* _SET TASK_:
Without the pictures, set down every line of the data exactly.

* _INFORMATION SHOWN_:
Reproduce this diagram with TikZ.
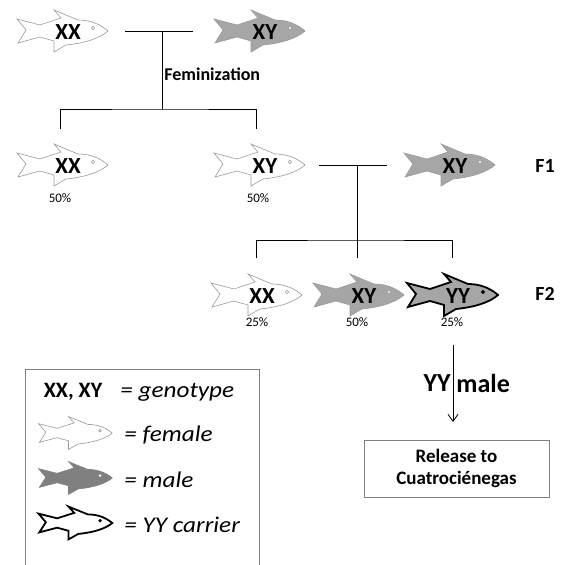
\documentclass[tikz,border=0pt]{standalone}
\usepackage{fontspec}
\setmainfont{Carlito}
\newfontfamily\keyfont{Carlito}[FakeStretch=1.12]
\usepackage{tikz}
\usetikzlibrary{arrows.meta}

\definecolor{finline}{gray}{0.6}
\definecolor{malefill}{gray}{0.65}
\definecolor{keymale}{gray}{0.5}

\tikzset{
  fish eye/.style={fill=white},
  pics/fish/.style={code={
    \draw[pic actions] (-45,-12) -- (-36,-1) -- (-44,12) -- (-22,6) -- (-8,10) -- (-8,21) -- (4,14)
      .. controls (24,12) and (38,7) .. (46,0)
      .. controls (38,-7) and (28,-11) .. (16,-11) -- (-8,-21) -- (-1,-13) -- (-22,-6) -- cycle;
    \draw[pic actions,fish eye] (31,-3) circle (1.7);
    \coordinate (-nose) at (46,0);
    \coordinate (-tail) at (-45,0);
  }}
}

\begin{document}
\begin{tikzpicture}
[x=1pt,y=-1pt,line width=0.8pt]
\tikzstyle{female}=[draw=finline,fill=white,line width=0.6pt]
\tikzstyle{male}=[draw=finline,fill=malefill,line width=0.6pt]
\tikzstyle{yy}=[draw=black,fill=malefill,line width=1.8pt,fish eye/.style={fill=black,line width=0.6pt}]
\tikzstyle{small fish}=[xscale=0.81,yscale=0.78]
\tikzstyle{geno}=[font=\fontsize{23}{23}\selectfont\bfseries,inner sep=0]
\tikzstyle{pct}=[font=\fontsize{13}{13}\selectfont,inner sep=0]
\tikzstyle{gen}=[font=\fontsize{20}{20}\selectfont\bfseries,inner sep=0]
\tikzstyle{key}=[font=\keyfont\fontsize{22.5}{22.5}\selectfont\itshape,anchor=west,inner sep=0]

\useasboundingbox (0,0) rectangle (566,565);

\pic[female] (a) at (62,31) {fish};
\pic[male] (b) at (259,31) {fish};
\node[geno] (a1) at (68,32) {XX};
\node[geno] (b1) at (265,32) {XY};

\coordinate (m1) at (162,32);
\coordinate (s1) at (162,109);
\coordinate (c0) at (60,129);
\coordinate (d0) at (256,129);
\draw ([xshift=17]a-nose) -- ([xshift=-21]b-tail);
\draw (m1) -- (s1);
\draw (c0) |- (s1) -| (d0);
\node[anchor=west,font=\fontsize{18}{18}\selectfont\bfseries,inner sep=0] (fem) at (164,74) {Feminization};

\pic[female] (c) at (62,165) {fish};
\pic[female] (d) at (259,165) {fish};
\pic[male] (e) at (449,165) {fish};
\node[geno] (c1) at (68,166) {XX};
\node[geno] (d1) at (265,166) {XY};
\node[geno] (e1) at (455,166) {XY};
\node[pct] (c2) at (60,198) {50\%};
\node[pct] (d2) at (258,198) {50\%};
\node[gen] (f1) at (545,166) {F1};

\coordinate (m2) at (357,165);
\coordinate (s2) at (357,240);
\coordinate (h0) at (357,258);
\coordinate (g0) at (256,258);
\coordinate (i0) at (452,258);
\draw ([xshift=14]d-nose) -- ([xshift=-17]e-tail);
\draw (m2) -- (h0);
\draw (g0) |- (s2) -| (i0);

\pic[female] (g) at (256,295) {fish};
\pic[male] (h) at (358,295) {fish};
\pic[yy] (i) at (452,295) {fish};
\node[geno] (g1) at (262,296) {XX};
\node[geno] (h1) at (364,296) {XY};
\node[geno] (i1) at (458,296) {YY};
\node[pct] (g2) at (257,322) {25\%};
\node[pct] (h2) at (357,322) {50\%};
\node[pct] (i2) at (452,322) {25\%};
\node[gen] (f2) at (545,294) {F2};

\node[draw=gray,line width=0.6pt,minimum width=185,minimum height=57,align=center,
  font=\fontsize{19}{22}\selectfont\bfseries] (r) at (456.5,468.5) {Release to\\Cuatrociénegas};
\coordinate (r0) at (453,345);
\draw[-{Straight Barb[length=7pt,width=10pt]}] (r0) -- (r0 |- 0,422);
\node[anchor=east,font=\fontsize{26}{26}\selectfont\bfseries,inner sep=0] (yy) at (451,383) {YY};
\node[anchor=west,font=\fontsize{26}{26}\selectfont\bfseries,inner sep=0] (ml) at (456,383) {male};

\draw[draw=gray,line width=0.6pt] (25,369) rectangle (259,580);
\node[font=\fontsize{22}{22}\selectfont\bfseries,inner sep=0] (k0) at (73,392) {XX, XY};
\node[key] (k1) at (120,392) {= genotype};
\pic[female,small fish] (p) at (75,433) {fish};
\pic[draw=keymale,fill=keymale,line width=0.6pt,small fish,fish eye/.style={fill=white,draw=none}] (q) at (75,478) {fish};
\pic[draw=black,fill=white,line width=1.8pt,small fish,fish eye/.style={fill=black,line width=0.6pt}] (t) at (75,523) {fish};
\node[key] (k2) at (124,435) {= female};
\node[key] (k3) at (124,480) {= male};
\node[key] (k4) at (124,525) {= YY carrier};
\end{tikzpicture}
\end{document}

* _EXERCISE ANSWER_:
Reproduce this diagram with TikZ.
\documentclass[tikz,border=0pt]{standalone}
\usepackage{fontspec}
\setmainfont{Carlito}
\newfontfamily\keyfont{Carlito}[FakeStretch=1.12]
\usepackage{tikz}
\usetikzlibrary{arrows.meta}

\definecolor{finline}{gray}{0.6}
\definecolor{malefill}{gray}{0.65}
\definecolor{keymale}{gray}{0.5}

\tikzset{
  fish eye/.style={fill=white},
  pics/fish/.style={code={
    \draw[pic actions] (-45,-12) -- (-36,-1) -- (-44,12) -- (-22,6) -- (-8,10) -- (-8,21) -- (4,14)
      .. controls (24,12) and (38,7) .. (46,0)
      .. controls (38,-7) and (28,-11) .. (16,-11) -- (-8,-21) -- (-1,-13) -- (-22,-6) -- cycle;
    \draw[pic actions,fish eye] (31,-3) circle (1.7);
    \coordinate (-nose) at (46,0);
    \coordinate (-tail) at (-45,0);
  }}
}

\begin{document}
\begin{tikzpicture}
[x=1pt,y=-1pt,line width=0.8pt]
\tikzstyle{female}=[draw=finline,fill=white,line width=0.6pt]
\tikzstyle{male}=[draw=finline,fill=malefill,line width=0.6pt]
\tikzstyle{yy}=[draw=black,fill=malefill,line width=1.8pt,fish eye/.style={fill=black,line width=0.6pt}]
\tikzstyle{small fish}=[xscale=0.81,yscale=0.78]
\tikzstyle{geno}=[font=\fontsize{23}{23}\selectfont\bfseries,inner sep=0]
\tikzstyle{pct}=[font=\fontsize{13}{13}\selectfont,inner sep=0]
\tikzstyle{gen}=[font=\fontsize{20}{20}\selectfont\bfseries,inner sep=0]
\tikzstyle{key}=[font=\keyfont\fontsize{22.5}{22.5}\selectfont\itshape,anchor=west,inner sep=0]

\useasboundingbox (0,0) rectangle (566,565);

\pic[female] (a) at (62,31) {fish};
\pic[male] (b) at (259,31) {fish};
\node[geno] (a1) at (68,32) {XX};
\node[geno] (b1) at (265,32) {XY};

\coordinate (m1) at (162,32);
\coordinate (s1) at (162,109);
\coordinate (c0) at (60,129);
\coordinate (d0) at (256,129);
\draw ([xshift=17]a-nose) -- ([xshift=-21]b-tail);
\draw (m1) -- (s1);
\draw (c0) |- (s1) -| (d0);
\node[anchor=west,font=\fontsize{18}{18}\selectfont\bfseries,inner sep=0] (fem) at (164,74) {Feminization};

\pic[female] (c) at (62,165) {fish};
\pic[female] (d) at (259,165) {fish};
\pic[male] (e) at (449,165) {fish};
\node[geno] (c1) at (68,166) {XX};
\node[geno] (d1) at (265,166) {XY};
\node[geno] (e1) at (455,166) {XY};
\node[pct] (c2) at (60,198) {50\%};
\node[pct] (d2) at (258,198) {50\%};
\node[gen] (f1) at (545,166) {F1};

\coordinate (m2) at (357,165);
\coordinate (s2) at (357,240);
\coordinate (h0) at (357,258);
\coordinate (g0) at (256,258);
\coordinate (i0) at (452,258);
\draw ([xshift=14]d-nose) -- ([xshift=-17]e-tail);
\draw (m2) -- (h0);
\draw (g0) |- (s2) -| (i0);

\pic[female] (g) at (256,295) {fish};
\pic[male] (h) at (358,295) {fish};
\pic[yy] (i) at (452,295) {fish};
\node[geno] (g1) at (262,296) {XX};
\node[geno] (h1) at (364,296) {XY};
\node[geno] (i1) at (458,296) {YY};
\node[pct] (g2) at (257,322) {25\%};
\node[pct] (h2) at (357,322) {50\%};
\node[pct] (i2) at (452,322) {25\%};
\node[gen] (f2) at (545,294) {F2};

\node[draw=gray,line width=0.6pt,minimum width=185,minimum height=57,align=center,
  font=\fontsize{19}{22}\selectfont\bfseries] (r) at (456.5,468.5) {Release to\\Cuatrociénegas};
\coordinate (r0) at (453,345);
\draw[-{Straight Barb[length=7pt,width=10pt]}] (r0) -- (r0 |- 0,422);
\node[anchor=east,font=\fontsize{26}{26}\selectfont\bfseries,inner sep=0] (yy) at (451,383) {YY};
\node[anchor=west,font=\fontsize{26}{26}\selectfont\bfseries,inner sep=0] (ml) at (456,383) {male};

\draw[draw=gray,line width=0.6pt] (25,369) rectangle (259,580);
\node[font=\fontsize{22}{22}\selectfont\bfseries,inner sep=0] (k0) at (73,392) {XX, XY};
\node[key] (k1) at (120,392) {= genotype};
\pic[female,small fish] (p) at (75,433) {fish};
\pic[draw=keymale,fill=keymale,line width=0.6pt,small fish,fish eye/.style={fill=white,draw=none}] (q) at (75,478) {fish};
\pic[draw=black,fill=white,line width=1.8pt,small fish,fish eye/.style={fill=black,line width=0.6pt}] (t) at (75,523) {fish};
\node[key] (k2) at (124,435) {= female};
\node[key] (k3) at (124,480) {= male};
\node[key] (k4) at (124,525) {= YY carrier};
\end{tikzpicture}
\end{document}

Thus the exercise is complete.